Friday, October 12, 2012

waking over and over

we've seen a late, dry summer here in portland.  i think i heard it reported that last month had been the driest september in oregon in sixty years.  two weekends ago, i biked to a cafe in northwest portland to meet an old friend who had just moved from birmingham to portland, almost exactly four years after i made the same transition.  the bike ride had been pleasant, the weather temperate, but as we sat on the sidewalk by the cafe, the sun blinded me, seemingly unseasonably hot as perspired and drank iced coffee.

lee is great to have around, great to spend hours with talking about everything.  she's literary-minded, extremely intelligent, can joke and keep up, and always teaches me something new.  lee is also one of the few people i know, maybe the only person i know, who has also read all six volume of marcel's proust's in search of lost time.  lee and i briefly made some jokes about the book that afternoon, talked about it a little, and though i found myself sweating that afternoon, i always associate proust's very, very, very long novel with the fall.  when the nights grow chilly and apples can be found everything and pumpkins and gourds sit out i find myself lost in thought, reminscing, remembering.  memories conjures themselves from the basement of my memory.  i do not know what it is about the season: the cold, the smoke from chimneys, the rain.  i always find myself nostalgic, remembering, and thinking about memory.

proust pursues the power of rememberance in his long novel.  his narrator is haunted by memory, constantly reflecting upon how some tea or a cookie, a dinner party, or a lover remembered shapes, influences, and distorts one's experience of any other dinner party or woman, sometimes to one's detriment.  the narrator's experiences in youth with gilberte and the beginning of his romance with albertine determine the rest of his relationship and obsession with albertine to the point at which the narrator looses love for her, tortures her, and cannot let her leave.

at the very beginning of swan's way, proust's narrator finds himself drowsing and waking over and over, each time waking in a different bed, a different time, living a different memory.  and i, too, am haunted by the spectre of the bed.  a bed, two pillows, a nightstand to either side with lamps and reading materials: this came to represent for me as a young adult the promise and comfort of companionship, of a boyfriend, a lasting relationship.  i would say i've grown up, my thoughts relationships and marriage and sex have changed, but that image of the bed and the associations with love and companionship i've made continue to affect me.

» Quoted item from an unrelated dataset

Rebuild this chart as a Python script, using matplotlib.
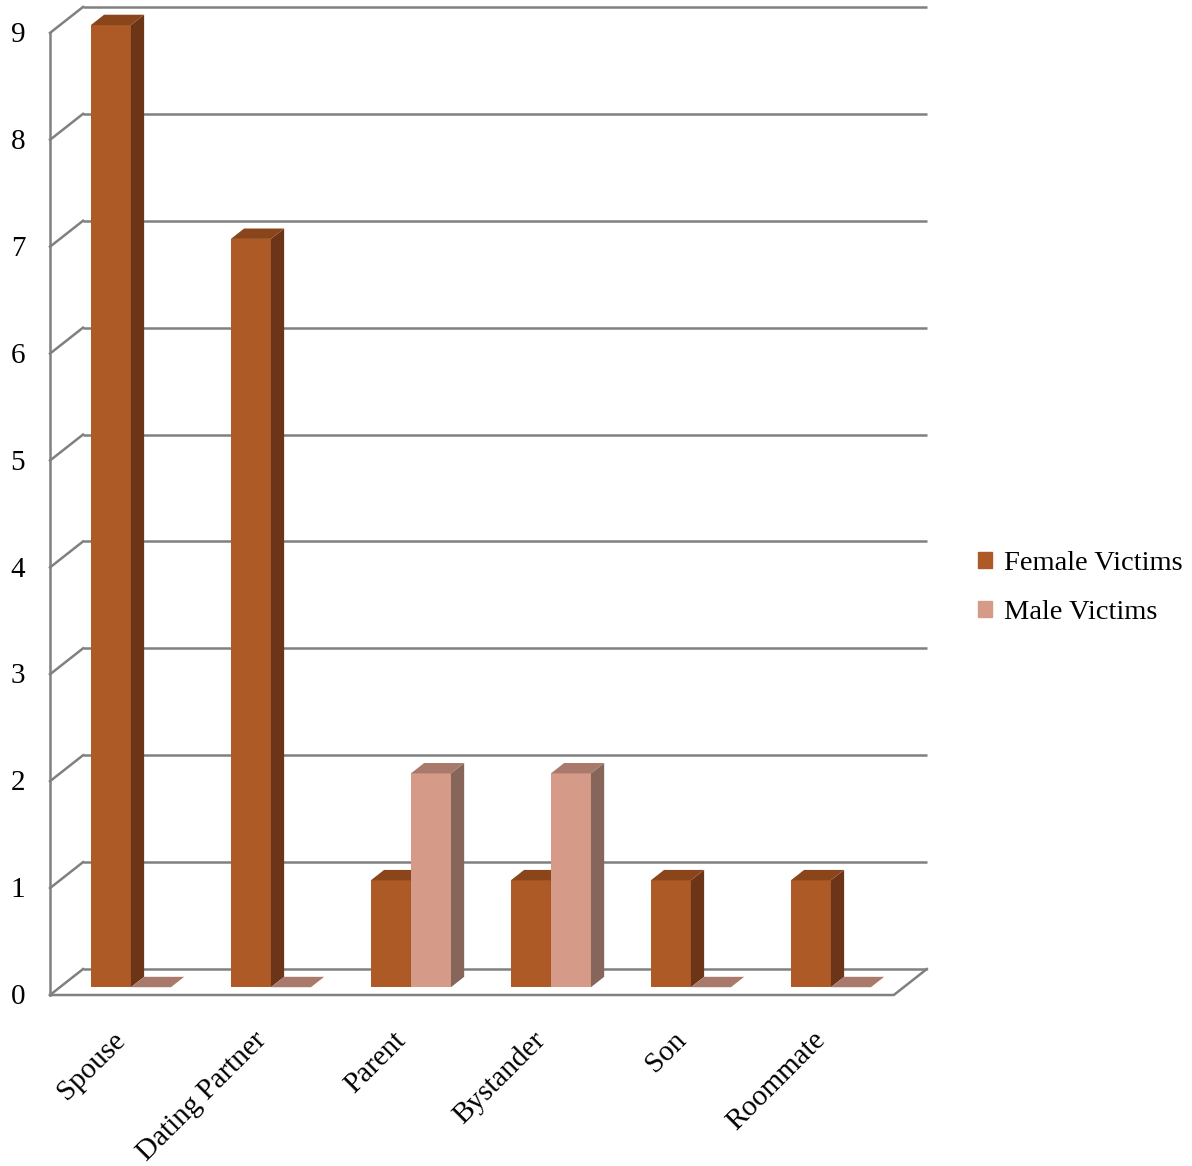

some of happiest, most affecting memories were formed in bed.  as proust's narrator measures his relationship by the memory of gilberte and albertine, i measure my happiness with other men through the prism of the past.

over a decade ago, i woke one morning crammed in my bed with three friends from school.  to either side were liz and ali; my boyfriend jeremy underneath me.  at some point in the night as we slept, jeremy had pulled me on top of him since there was hardly room for the four of us in my double bed.  i woke with hi literally holding me on top of him, our faces together, the morning light softly illuminating his limp, sleeping features.  and at sixteen i thought that this what happiness and love was supposed to feel like.

some of the happiest days i've ever known were years ago, after college but before i had moved to portland.  that year i dated a man who also had a birthday in febrary so i hosted a party for us in our apartment.  in the morning, we woke to music coming in from the living room where friends of ours had crashed after the party.  st. vincent, her first album, new then, and it sounded beautiful and strange and perfect that morning.  drew woke up so many mornings with me in that apartment that spring.  one chilly morning, he woke me to tell me it was snowing, the light from the window dim, but the white of the soft snow bright as it slowly and silently drifted past our view.  mornings like this i would put my head on drew's chest where a strange anamoly in his bone structure causes the rib cage to grow out concavely.  i would feel his course chest hair under my ear and hear his heart gently marking off the seconds.

late one evening last week, engaged with a young man in my bed, i discovered by mistake on the man's body an unexpectedly ticklish area.  when we woke the next morning, i kissed this man on his lips, the side of his neck, a nipple, his navel, all the way down under his testicles, kissing him then rubbing my beard gently against the soft skin of his scrotum.  he shuddered, ticklish, smiled at me.  we spent the morning joking with each other; shared breakfast together.  a beautfiul morning, i could wonder if this moment with this man, this memory will reverberate through the years, shaping my perspective on happiness and sex and men and mornings and dating.  there's no way to tell, though; these things are unpredictable.  the webs of memory created in my brain are complex and beyond my conscious control, and this guy may just become a forgotten fling.

in the fall, the triggers for my nostalgia come unbidden and unexpectedly and all one can do is remember and relax.  this morning the rain started falling again in portland.  inevitable like my memories.  and i wonder how the constant percussion will not make me go crazy, the insistent sound and wet.  but it's fall and now and somehow we always make it through to spring.  but at least now there will be hours to spend with lee in cozy cafes talking of proust and the fall and our memories.